[What is required]
Go through each line of the records below and count those with the word "this"; give only the total.

[Raw records]
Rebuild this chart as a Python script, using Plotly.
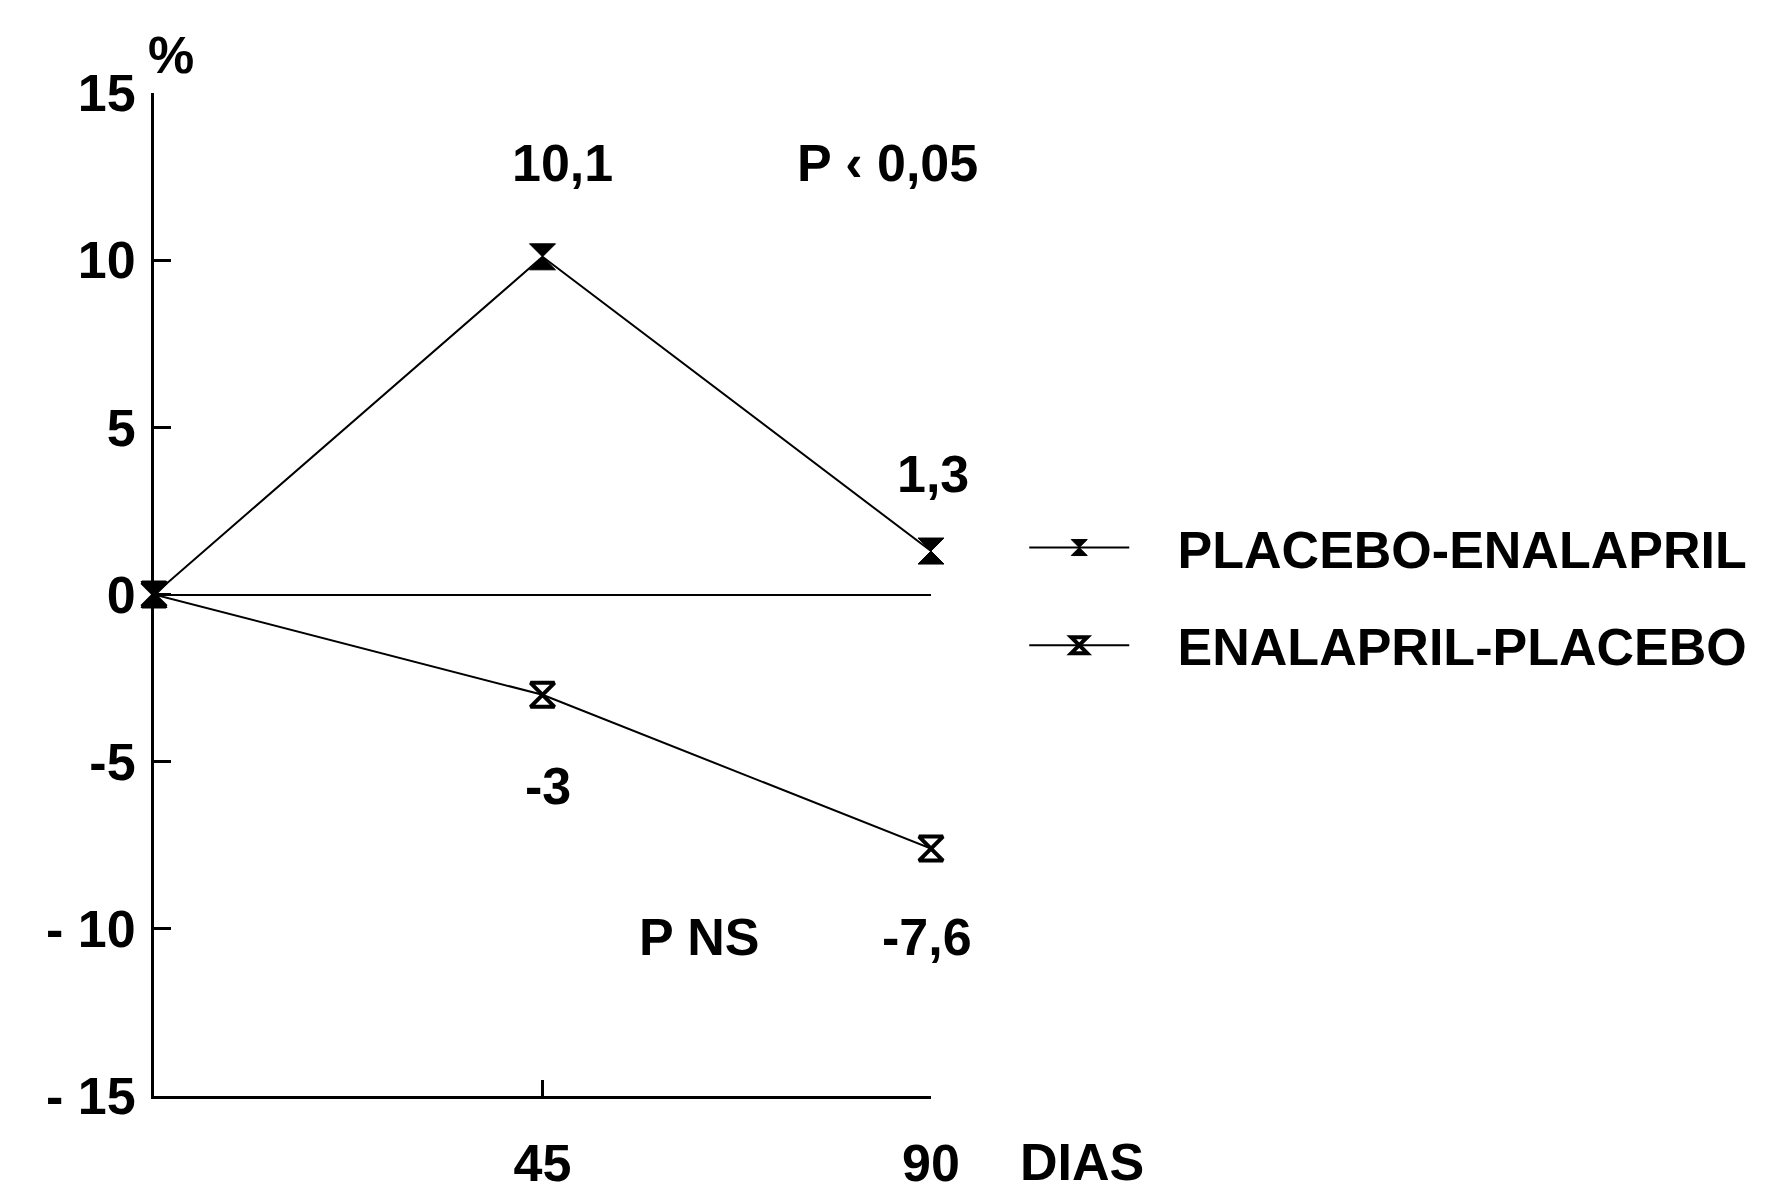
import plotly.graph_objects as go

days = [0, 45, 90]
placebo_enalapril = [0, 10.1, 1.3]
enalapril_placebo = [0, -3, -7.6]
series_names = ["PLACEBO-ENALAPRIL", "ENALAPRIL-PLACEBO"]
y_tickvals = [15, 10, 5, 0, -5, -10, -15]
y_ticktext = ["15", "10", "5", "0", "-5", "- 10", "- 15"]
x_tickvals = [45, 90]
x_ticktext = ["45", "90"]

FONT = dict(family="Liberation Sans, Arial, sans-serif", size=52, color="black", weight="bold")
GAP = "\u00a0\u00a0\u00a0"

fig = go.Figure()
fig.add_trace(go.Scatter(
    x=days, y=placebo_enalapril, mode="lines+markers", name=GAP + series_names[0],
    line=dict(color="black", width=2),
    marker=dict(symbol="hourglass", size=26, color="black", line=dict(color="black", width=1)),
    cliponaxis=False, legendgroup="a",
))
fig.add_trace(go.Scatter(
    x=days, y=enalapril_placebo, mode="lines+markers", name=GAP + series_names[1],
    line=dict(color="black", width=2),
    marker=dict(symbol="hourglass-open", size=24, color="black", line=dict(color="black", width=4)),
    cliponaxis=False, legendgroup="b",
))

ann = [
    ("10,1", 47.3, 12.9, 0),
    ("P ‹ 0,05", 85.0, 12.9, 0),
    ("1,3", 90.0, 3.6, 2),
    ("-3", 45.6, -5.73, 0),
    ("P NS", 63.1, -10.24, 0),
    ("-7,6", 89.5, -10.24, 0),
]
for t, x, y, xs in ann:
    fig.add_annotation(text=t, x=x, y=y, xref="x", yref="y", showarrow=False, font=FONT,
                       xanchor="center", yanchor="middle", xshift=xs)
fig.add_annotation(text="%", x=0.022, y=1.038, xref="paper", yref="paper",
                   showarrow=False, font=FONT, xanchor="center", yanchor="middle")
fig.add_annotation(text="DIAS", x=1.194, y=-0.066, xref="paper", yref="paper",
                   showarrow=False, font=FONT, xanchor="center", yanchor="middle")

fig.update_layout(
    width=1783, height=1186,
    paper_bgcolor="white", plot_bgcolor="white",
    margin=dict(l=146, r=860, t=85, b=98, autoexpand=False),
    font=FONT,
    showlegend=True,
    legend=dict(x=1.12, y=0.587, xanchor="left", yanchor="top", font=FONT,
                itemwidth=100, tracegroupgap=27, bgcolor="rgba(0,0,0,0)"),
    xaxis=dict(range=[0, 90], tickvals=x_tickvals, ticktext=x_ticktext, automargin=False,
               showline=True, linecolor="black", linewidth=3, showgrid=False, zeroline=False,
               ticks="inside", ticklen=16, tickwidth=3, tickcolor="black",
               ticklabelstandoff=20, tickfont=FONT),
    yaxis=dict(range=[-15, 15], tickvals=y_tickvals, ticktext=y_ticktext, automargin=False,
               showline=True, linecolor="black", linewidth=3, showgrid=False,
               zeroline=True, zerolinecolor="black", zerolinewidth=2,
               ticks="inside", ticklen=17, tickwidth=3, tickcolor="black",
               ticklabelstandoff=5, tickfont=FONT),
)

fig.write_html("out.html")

* * *

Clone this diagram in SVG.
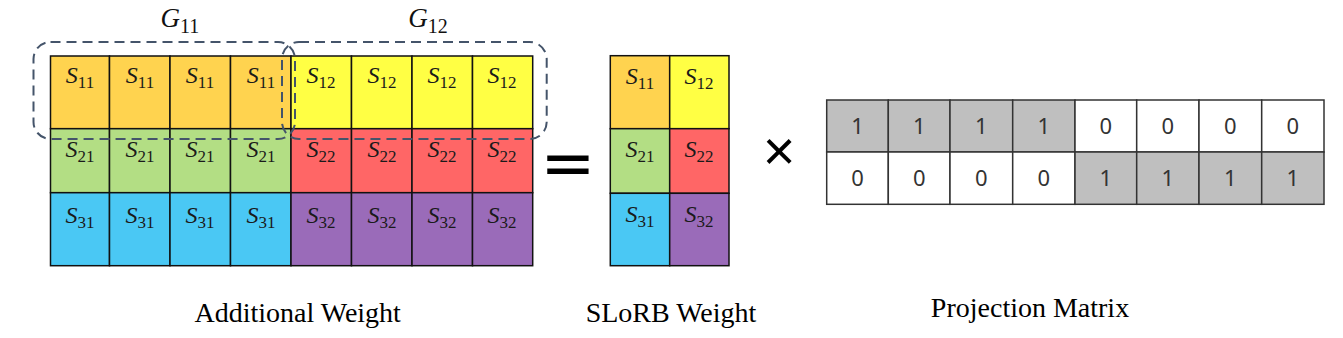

[The solution]
2